Probabilistic bearing capacity analysis of spudcan foundation in soil with linearly increasing mean undrained shear strength

Abstract

Spudcan foundations have been widely used in offshore oil and gas engineering for jack-up rigs. During penetration into seabed soil, spudcan foundations may encounter large uncertainties in soil properties, which have a strong impact on its bearing capacity. A large number of studies have been conducted to demonstrate the failure mechanisms and the bearing capacity of spudcan foundations in soils with deterministic properties, but the influence of spatially variable soil properties on spudcan foundations remains unclear and should be accounted for. In this study, we aimed to investigate the failure mechanisms and the bearing capacity of a spudcan foundation embedded in soils where the mean undrained shear strength increased linearly with depth.

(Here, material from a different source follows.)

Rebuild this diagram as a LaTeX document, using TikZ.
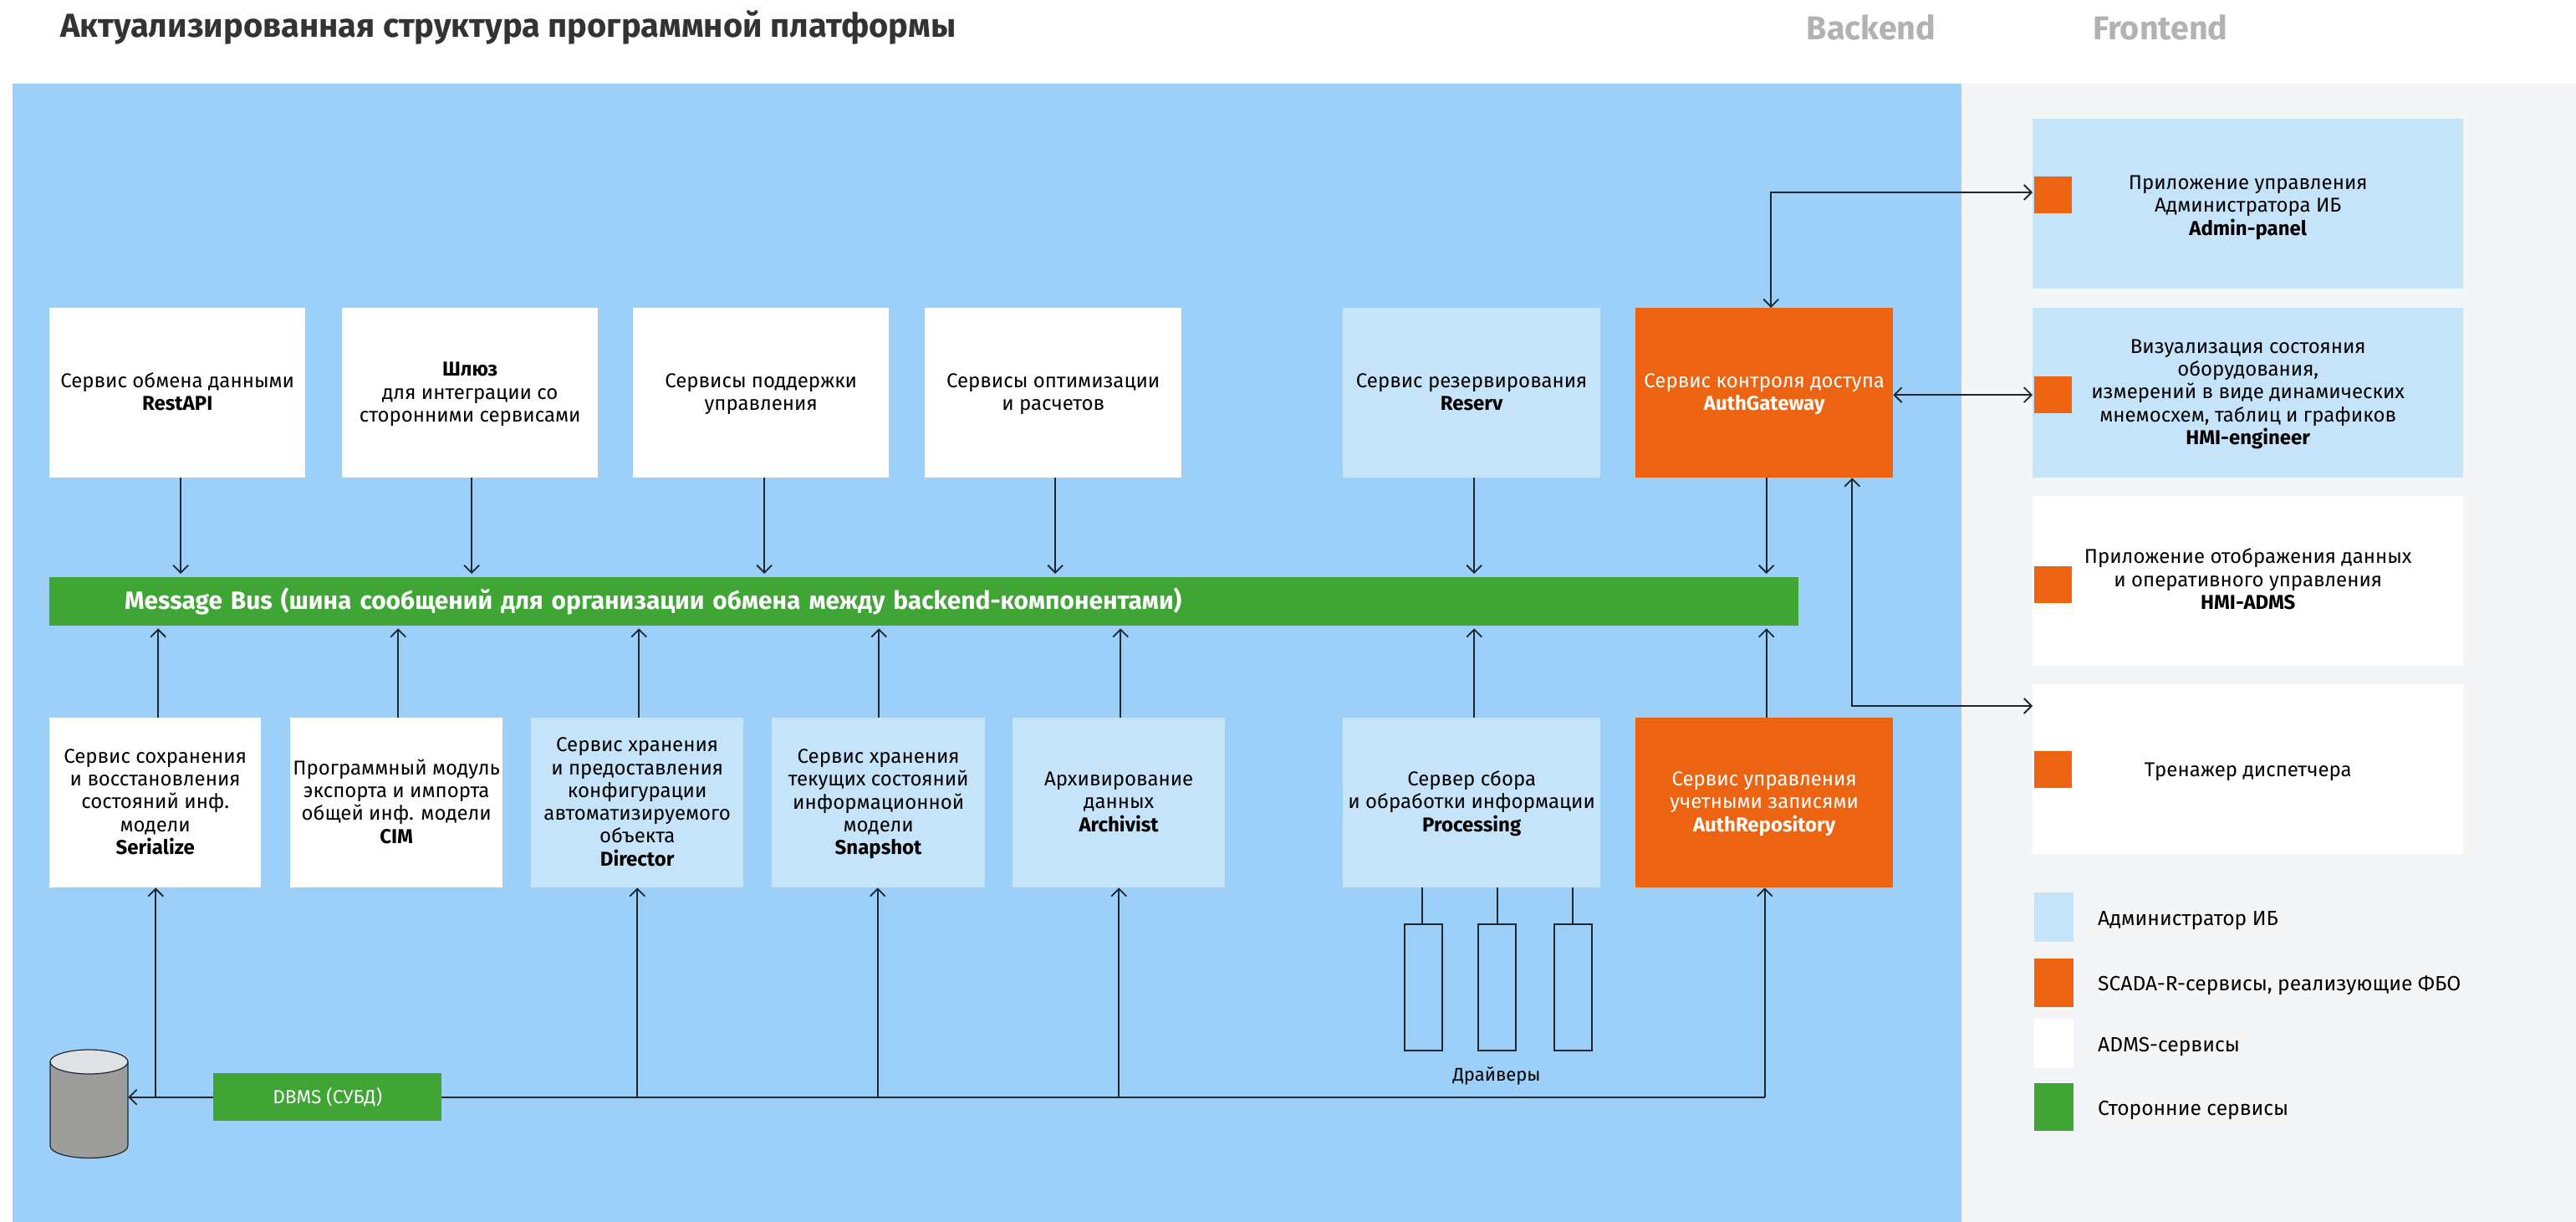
\documentclass[tikz,border=0pt]{standalone}
\usepackage{fontspec}
\setmainfont{Fira Sans}
\usetikzlibrary{arrows.meta,calc}
\definecolor{panel}{HTML}{9CD0F9}
\definecolor{light}{HTML}{C5E4FA}
\definecolor{orng}{HTML}{EC6412}
\definecolor{grn}{HTML}{3FA535}
\definecolor{side}{HTML}{F3F5F7}
\definecolor{ink}{HTML}{1D2731}
\definecolor{headgrey}{HTML}{B2B2B2}
\definecolor{dbbody}{HTML}{9D9D9C}
\definecolor{dbtop}{HTML}{DEE2E5}
\newcommand\tx[2][2pt]{\raisebox{-#1}[\height][\depth]{\begin{tabular}{@{}c@{}}#2\end{tabular}}}
\tikzset{
 x=1pt,y=-1pt,
 box/.style={anchor=north west,inner sep=0pt,text=black,minimum height=203pt,font=\fontsize{24}{27.3}\selectfont},
 wbox/.style={box,fill=white},
 lbox/.style={box,fill=light},
 obox/.style={box,fill=orng,text=white},
 swatch/.style={anchor=north west,inner sep=0pt,minimum width=47pt},
 mark sq/.style={anchor=north west,inner sep=0pt,minimum width=45pt,minimum height=44pt,fill=orng},
 wire/.style={draw=ink,line width=1.8pt},
 arr/.style={wire,-{Straight Barb[length=9pt,width=18pt,line width=1.8pt]}},
 darr/.style={wire,{Straight Barb[length=9pt,width=18pt,line width=1.8pt]}-{Straight Barb[length=9pt,width=18pt,line width=1.8pt]}},
 legend/.style={anchor=west,inner sep=0pt,font=\fontsize{24.6}{28}\selectfont},
 head/.style={anchor=center,inner sep=0pt,text=headgrey,font=\fontsize{39.5}{44}\selectfont\bfseries},
 drv/.style={anchor=north west,draw=ink,line width=1.8pt,inner sep=0pt,minimum width=45pt,minimum height=151pt},
}
\begin{document}
\begin{tikzpicture}
\useasboundingbox (0,0) rectangle (3081,1461);
\fill[white] (0,0) rectangle (3081,1461);
\fill[side] (2346,100) rectangle (3081,1461);
\fill[panel] (15,100) rectangle (2346,1461);
% headings
\node[anchor=west,inner sep=0pt,text=black!80,font=\fontsize{39.8}{44}\selectfont\bfseries] (title) at (72,33) {Актуализированная структура программной платформы};
\node[head] (hback) at (2238,33) {Backend};
\node[head] (hfront) at (2584,33) {Frontend};
% top row
\node[wbox,minimum width=306pt] (rest) at (59,368) {\tx{Сервис обмена данными\\\textbf{RestAPI}}};
\node[wbox,minimum width=306pt] (gate) at (409,368) {\tx{\textbf{Шлюз}\\для интеграции со\\сторонними сервисами}};
\node[wbox,minimum width=306pt] (supp) at (757,368) {\tx{Сервисы поддержки\\управления}};
\node[wbox,minimum width=307pt] (opt) at (1106,368) {\tx{Сервисы оптимизации\\и расчетов}};
\node[lbox,minimum width=308pt] (res) at (1606,368) {\tx{Сервис резервирования\\\textbf{Reserv}}};
\node[obox,minimum width=308pt] (agw) at (1956,368) {\tx{Сервис контроля доступа\\\textbf{AuthGateway}}};
% bus
\node[anchor=north west,fill=grn,text=white,inner sep=0pt,minimum height=58pt,text width=1912pt,inner xsep=90pt,align=left,font=\fontsize{29.9}{34}\selectfont\bfseries] (bus) at (59,690) {Message Bus (шина сообщений для организации обмена между backend-компонентами)};
% bottom row
\node[wbox,minimum width=253pt] (ser) at (59,858) {\tx{Сервис сохранения\\и восстановления\\состояний инф.\\модели\\\textbf{Serialize}}};
\node[wbox,minimum width=254pt] (cim) at (347,858) {\tx{Программный модуль\\экспорта и импорта\\общей инф. модели\\\textbf{CIM}}};
\node[lbox,minimum width=254pt] (dir) at (635,858) {\tx{Сервис хранения\\и предоставления\\конфигурации\\автоматизируемого\\объекта\\\textbf{Director}}};
\node[lbox,minimum width=255pt] (snap) at (923,858) {\tx{Сервис хранения\\текущих состояний\\информационной\\модели\\\textbf{Snapshot}}};
\node[lbox,minimum width=254pt] (arch) at (1211,858) {\tx{Архивирование\\данных\\\textbf{Archivist}}};
\node[lbox,minimum width=308pt] (proc) at (1606,858) {\tx{Сервер сбора\\и обработки информации\\\textbf{Processing}}};
\node[obox,minimum width=308pt] (arep) at (1956,858) {\tx{Сервис управления\\учетными записями\\\textbf{AuthRepository}}};
% drivers
\node[drv] (d1) at (1679,1104) {};
\node[drv] (d2) at (1767,1104) {};
\node[drv] (d3) at (1858,1104) {};
\node[inner sep=0pt,font=\fontsize{22}{26}\selectfont] (dlabel) at (1790,1286) {Драйверы};
% db
\node[anchor=north west,inner sep=0pt,minimum width=93pt,minimum height=130pt] (db) at (60,1255) {};
\draw[draw=ink,line width=1.2pt,fill=dbbody] (60,1270) -- (60,1370) arc[start angle=180,end angle=360,x radius=46.5pt,y radius=14.5pt] -- (153,1270) -- cycle;
\draw[draw=ink,line width=1.2pt,fill=dbtop] (106.5,1269.5) ellipse[x radius=46.5pt,y radius=14.5pt];
\node[anchor=north west,fill=grn,text=white,inner sep=0pt,minimum width=273pt,minimum height=57pt,font=\fontsize{22.7}{26}\selectfont] (dbms) at (255,1283) {DBMS (СУБД)};
% right column
\node[lbox,minimum width=515pt] (adm) at (2431,142) {\tx[5pt]{Приложение управления\\Администратора ИБ\\\textbf{Admin-panel}}};
\node[lbox,minimum width=515pt] (hmie) at (2431,368) {\tx{Визуализация состояния\\оборудования,\\измерений в виде динамических\\мнемосхем, таблиц и графиков\\\textbf{HMI-engineer}}};
\node[wbox,minimum width=515pt] (hmia) at (2431,593) {\tx[1pt]{Приложение отображения данных\\и оперативного управления\\\textbf{HMI-ADMS}}};
\node[wbox,minimum width=515pt] (train) at (2431,818) {\tx[3pt]{Тренажер диспетчера}};
\node[mark sq] (s1) at (2433,211) {};
\node[mark sq] (s2) at (2433,450) {};
\node[mark sq] (s3) at (2433,677) {};
\node[mark sq] (s4) at (2433,898) {};
% legend
\node[swatch,fill=light,minimum height=59pt] (l1) at (2433,1067) {};
\node[swatch,fill=orng,minimum height=58pt] (l2) at (2433,1146) {};
\node[swatch,fill=white,minimum height=59pt] (l3) at (2433,1218) {};
\node[swatch,fill=grn,minimum height=57pt] (l4) at (2433,1295) {};
\node[legend] (t1) at (2509,1101) {Администратор ИБ};
\node[legend] (t2) at (2509,1178) {SCADA-R-сервисы, реализующие ФБО};
\node[legend] (t3) at (2509,1251) {ADMS-сервисы};
\node[legend] (t4) at (2509,1327) {Сторонние сервисы};
% connectors down to bus
\foreach \n/\dx in {rest/4,gate/2,supp/4,opt/2.5,res/3,agw/2.5}
  \draw[arr,shorten >=4pt] ([xshift=\dx pt]\n.south) -- ([xshift=\dx pt]\n.south |- bus.north);
% connectors up to bus
\foreach \n/\dx in {ser/3.5,cim/2,dir/2,snap/0.5,arch/2,proc/3,arep/2.5}
  \draw[arr,shorten >=3pt] ([xshift=\dx pt]\n.north) -- ([xshift=\dx pt]\n.north |- bus.south);
% DBMS bus
\draw[arr] (dbms.west) -- (dbms.west -| db.east);
\draw[wire] (dbms.east) -- ([xshift=0.5pt]arep.south |- dbms.east) coordinate (corner);
\draw[arr] (corner) -- ([xshift=0.5pt]arep.south);
\foreach \n/\dx in {ser/0.5,dir/0,snap/-1,arch/0}
  \draw[arr] ([xshift=\dx pt]\n.south |- dbms.west) -- ([xshift=\dx pt]\n.south);
% drivers links
\foreach \a/\b in {d1/1701,d2/1791,d3/1881}
  \draw[wire] (\b,0 |- proc.south) -- (\b,0 |- \a.north);
% frontend links
\draw[darr] ([xshift=8pt]agw.north) |- (adm.west |- 0,230);
\draw[darr] (agw.east |- s2.center) -- (hmie.west |- s2.center);
\draw[darr] ([xshift=105pt]agw.south) |- (train.west |- 0,844);
\end{tikzpicture}
\end{document}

The spectral representation method (SRM) was used to generate a non-stationary non-Gaussian random field. The random finite element method (RFEM) in conjunction with Monte Carlo simulations was carried out to evaluate the statistical characteristics of the bearing capacity for spudcan foundations, followed by a series of comparisons and discussion. The results indicated that the mean bearing capacity for the spatial variability of undrained shear strength was smaller than that obtained from the corresponding deterministic case. The probability of failure decreased slightly with an increase in the degree of non-stationarity under the constant coefficient of variation (COV) condition. Upon comparing the results obtained from different random field models, we found that the probability of failure under the non-constant condition was smaller than that under the stationary and constant COV conditions.